- WORK TO COMPLETE -
Every line below should be copied exactly; drop the pictures.

- DATA -
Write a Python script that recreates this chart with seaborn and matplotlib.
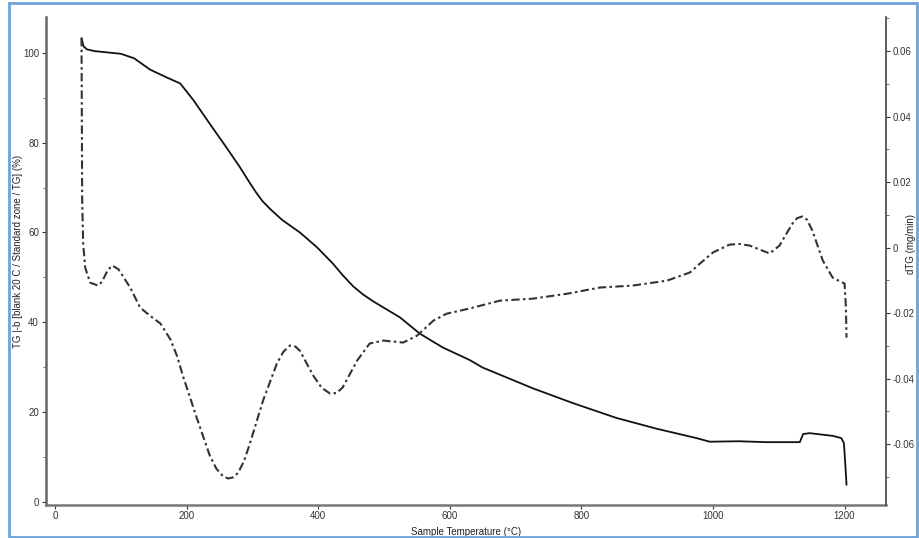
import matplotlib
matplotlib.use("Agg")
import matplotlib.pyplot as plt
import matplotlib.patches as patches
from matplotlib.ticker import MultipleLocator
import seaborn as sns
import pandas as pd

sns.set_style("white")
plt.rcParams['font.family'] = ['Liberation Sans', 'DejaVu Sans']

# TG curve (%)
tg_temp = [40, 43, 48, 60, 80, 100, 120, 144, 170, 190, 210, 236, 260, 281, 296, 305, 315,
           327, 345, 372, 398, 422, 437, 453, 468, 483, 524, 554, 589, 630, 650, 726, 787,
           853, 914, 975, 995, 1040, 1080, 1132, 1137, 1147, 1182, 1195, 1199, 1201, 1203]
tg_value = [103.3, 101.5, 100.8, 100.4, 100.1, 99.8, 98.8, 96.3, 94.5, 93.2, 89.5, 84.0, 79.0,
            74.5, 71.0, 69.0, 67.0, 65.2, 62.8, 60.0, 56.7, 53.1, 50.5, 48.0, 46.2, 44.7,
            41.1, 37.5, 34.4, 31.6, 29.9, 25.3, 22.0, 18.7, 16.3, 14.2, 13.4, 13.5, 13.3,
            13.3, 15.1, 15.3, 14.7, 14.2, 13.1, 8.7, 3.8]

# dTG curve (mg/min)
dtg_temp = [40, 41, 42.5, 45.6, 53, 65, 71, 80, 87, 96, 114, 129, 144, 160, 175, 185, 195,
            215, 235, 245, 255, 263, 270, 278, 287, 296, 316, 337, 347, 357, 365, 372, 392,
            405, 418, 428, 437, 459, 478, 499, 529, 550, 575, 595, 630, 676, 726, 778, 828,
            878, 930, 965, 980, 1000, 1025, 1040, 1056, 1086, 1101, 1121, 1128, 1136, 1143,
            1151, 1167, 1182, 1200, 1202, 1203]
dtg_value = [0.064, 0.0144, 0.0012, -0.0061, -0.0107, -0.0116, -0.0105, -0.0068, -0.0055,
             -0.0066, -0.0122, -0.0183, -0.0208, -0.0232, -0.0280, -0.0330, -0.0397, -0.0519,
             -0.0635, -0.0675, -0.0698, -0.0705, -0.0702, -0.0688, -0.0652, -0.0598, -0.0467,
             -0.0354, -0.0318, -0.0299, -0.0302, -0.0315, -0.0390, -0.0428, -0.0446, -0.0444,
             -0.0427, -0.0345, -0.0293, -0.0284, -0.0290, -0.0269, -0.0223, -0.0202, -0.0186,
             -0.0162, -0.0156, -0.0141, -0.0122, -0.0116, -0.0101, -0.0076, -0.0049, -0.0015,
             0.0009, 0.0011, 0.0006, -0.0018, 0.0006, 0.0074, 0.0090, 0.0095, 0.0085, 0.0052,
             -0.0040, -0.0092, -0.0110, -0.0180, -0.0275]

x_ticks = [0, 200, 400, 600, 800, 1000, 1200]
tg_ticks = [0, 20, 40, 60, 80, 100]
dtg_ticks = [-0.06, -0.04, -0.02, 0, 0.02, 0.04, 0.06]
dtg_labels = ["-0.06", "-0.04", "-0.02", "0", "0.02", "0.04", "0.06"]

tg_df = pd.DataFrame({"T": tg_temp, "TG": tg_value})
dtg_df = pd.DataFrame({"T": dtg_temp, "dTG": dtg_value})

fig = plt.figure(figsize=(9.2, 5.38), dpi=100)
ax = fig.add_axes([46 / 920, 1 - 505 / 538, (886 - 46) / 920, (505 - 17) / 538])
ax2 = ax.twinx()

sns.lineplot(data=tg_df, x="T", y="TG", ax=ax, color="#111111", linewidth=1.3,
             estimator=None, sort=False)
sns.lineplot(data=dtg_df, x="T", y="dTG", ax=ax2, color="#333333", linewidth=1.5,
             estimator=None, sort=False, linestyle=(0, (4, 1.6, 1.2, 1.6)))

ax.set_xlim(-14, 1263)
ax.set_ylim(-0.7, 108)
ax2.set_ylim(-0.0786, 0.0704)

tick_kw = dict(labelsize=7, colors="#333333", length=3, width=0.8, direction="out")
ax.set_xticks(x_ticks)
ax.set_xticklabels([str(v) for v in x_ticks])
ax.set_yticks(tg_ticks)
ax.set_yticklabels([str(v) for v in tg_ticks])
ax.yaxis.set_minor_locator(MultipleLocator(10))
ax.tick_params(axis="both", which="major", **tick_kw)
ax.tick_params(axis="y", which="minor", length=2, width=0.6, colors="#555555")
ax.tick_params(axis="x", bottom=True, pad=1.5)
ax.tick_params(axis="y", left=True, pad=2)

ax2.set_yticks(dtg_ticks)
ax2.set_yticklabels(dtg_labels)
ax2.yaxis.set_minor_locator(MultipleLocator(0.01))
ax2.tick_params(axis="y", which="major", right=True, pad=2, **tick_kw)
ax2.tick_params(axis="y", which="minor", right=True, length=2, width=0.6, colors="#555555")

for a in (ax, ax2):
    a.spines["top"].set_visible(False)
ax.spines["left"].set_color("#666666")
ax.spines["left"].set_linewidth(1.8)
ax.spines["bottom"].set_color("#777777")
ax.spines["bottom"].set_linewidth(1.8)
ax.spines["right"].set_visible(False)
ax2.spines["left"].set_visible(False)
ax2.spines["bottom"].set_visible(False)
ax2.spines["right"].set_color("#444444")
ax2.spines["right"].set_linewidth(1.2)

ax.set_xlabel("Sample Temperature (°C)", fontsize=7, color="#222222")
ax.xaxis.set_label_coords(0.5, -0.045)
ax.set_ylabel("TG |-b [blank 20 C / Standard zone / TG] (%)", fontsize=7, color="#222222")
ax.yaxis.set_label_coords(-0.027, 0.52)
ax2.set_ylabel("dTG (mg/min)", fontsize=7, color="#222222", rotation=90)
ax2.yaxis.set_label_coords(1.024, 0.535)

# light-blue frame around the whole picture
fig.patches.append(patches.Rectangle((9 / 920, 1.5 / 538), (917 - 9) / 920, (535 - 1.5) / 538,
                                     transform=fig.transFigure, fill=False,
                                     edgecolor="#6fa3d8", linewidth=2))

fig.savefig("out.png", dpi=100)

- ANSWER TO THE EXERCISE -
Write a Python script that recreates this chart with seaborn and matplotlib.
import matplotlib
matplotlib.use("Agg")
import matplotlib.pyplot as plt
import matplotlib.patches as patches
from matplotlib.ticker import MultipleLocator
import seaborn as sns
import pandas as pd

sns.set_style("white")
plt.rcParams['font.family'] = ['Liberation Sans', 'DejaVu Sans']

# TG curve (%)
tg_temp = [40, 43, 48, 60, 80, 100, 120, 144, 170, 190, 210, 236, 260, 281, 296, 305, 315,
           327, 345, 372, 398, 422, 437, 453, 468, 483, 524, 554, 589, 630, 650, 726, 787,
           853, 914, 975, 995, 1040, 1080, 1132, 1137, 1147, 1182, 1195, 1199, 1201, 1203]
tg_value = [103.3, 101.5, 100.8, 100.4, 100.1, 99.8, 98.8, 96.3, 94.5, 93.2, 89.5, 84.0, 79.0,
            74.5, 71.0, 69.0, 67.0, 65.2, 62.8, 60.0, 56.7, 53.1, 50.5, 48.0, 46.2, 44.7,
            41.1, 37.5, 34.4, 31.6, 29.9, 25.3, 22.0, 18.7, 16.3, 14.2, 13.4, 13.5, 13.3,
            13.3, 15.1, 15.3, 14.7, 14.2, 13.1, 8.7, 3.8]

# dTG curve (mg/min)
dtg_temp = [40, 41, 42.5, 45.6, 53, 65, 71, 80, 87, 96, 114, 129, 144, 160, 175, 185, 195,
            215, 235, 245, 255, 263, 270, 278, 287, 296, 316, 337, 347, 357, 365, 372, 392,
            405, 418, 428, 437, 459, 478, 499, 529, 550, 575, 595, 630, 676, 726, 778, 828,
            878, 930, 965, 980, 1000, 1025, 1040, 1056, 1086, 1101, 1121, 1128, 1136, 1143,
            1151, 1167, 1182, 1200, 1202, 1203]
dtg_value = [0.064, 0.0144, 0.0012, -0.0061, -0.0107, -0.0116, -0.0105, -0.0068, -0.0055,
             -0.0066, -0.0122, -0.0183, -0.0208, -0.0232, -0.0280, -0.0330, -0.0397, -0.0519,
             -0.0635, -0.0675, -0.0698, -0.0705, -0.0702, -0.0688, -0.0652, -0.0598, -0.0467,
             -0.0354, -0.0318, -0.0299, -0.0302, -0.0315, -0.0390, -0.0428, -0.0446, -0.0444,
             -0.0427, -0.0345, -0.0293, -0.0284, -0.0290, -0.0269, -0.0223, -0.0202, -0.0186,
             -0.0162, -0.0156, -0.0141, -0.0122, -0.0116, -0.0101, -0.0076, -0.0049, -0.0015,
             0.0009, 0.0011, 0.0006, -0.0018, 0.0006, 0.0074, 0.0090, 0.0095, 0.0085, 0.0052,
             -0.0040, -0.0092, -0.0110, -0.0180, -0.0275]

x_ticks = [0, 200, 400, 600, 800, 1000, 1200]
tg_ticks = [0, 20, 40, 60, 80, 100]
dtg_ticks = [-0.06, -0.04, -0.02, 0, 0.02, 0.04, 0.06]
dtg_labels = ["-0.06", "-0.04", "-0.02", "0", "0.02", "0.04", "0.06"]

tg_df = pd.DataFrame({"T": tg_temp, "TG": tg_value})
dtg_df = pd.DataFrame({"T": dtg_temp, "dTG": dtg_value})

fig = plt.figure(figsize=(9.2, 5.38), dpi=100)
ax = fig.add_axes([46 / 920, 1 - 505 / 538, (886 - 46) / 920, (505 - 17) / 538])
ax2 = ax.twinx()

sns.lineplot(data=tg_df, x="T", y="TG", ax=ax, color="#111111", linewidth=1.3,
             estimator=None, sort=False)
sns.lineplot(data=dtg_df, x="T", y="dTG", ax=ax2, color="#333333", linewidth=1.5,
             estimator=None, sort=False, linestyle=(0, (4, 1.6, 1.2, 1.6)))

ax.set_xlim(-14, 1263)
ax.set_ylim(-0.7, 108)
ax2.set_ylim(-0.0786, 0.0704)

tick_kw = dict(labelsize=7, colors="#333333", length=3, width=0.8, direction="out")
ax.set_xticks(x_ticks)
ax.set_xticklabels([str(v) for v in x_ticks])
ax.set_yticks(tg_ticks)
ax.set_yticklabels([str(v) for v in tg_ticks])
ax.yaxis.set_minor_locator(MultipleLocator(10))
ax.tick_params(axis="both", which="major", **tick_kw)
ax.tick_params(axis="y", which="minor", length=2, width=0.6, colors="#555555")
ax.tick_params(axis="x", bottom=True, pad=1.5)
ax.tick_params(axis="y", left=True, pad=2)

ax2.set_yticks(dtg_ticks)
ax2.set_yticklabels(dtg_labels)
ax2.yaxis.set_minor_locator(MultipleLocator(0.01))
ax2.tick_params(axis="y", which="major", right=True, pad=2, **tick_kw)
ax2.tick_params(axis="y", which="minor", right=True, length=2, width=0.6, colors="#555555")

for a in (ax, ax2):
    a.spines["top"].set_visible(False)
ax.spines["left"].set_color("#666666")
ax.spines["left"].set_linewidth(1.8)
ax.spines["bottom"].set_color("#777777")
ax.spines["bottom"].set_linewidth(1.8)
ax.spines["right"].set_visible(False)
ax2.spines["left"].set_visible(False)
ax2.spines["bottom"].set_visible(False)
ax2.spines["right"].set_color("#444444")
ax2.spines["right"].set_linewidth(1.2)

ax.set_xlabel("Sample Temperature (°C)", fontsize=7, color="#222222")
ax.xaxis.set_label_coords(0.5, -0.045)
ax.set_ylabel("TG |-b [blank 20 C / Standard zone / TG] (%)", fontsize=7, color="#222222")
ax.yaxis.set_label_coords(-0.027, 0.52)
ax2.set_ylabel("dTG (mg/min)", fontsize=7, color="#222222", rotation=90)
ax2.yaxis.set_label_coords(1.024, 0.535)

# light-blue frame around the whole picture
fig.patches.append(patches.Rectangle((9 / 920, 1.5 / 538), (917 - 9) / 920, (535 - 1.5) / 538,
                                     transform=fig.transFigure, fill=False,
                                     edgecolor="#6fa3d8", linewidth=2))

fig.savefig("out.png", dpi=100)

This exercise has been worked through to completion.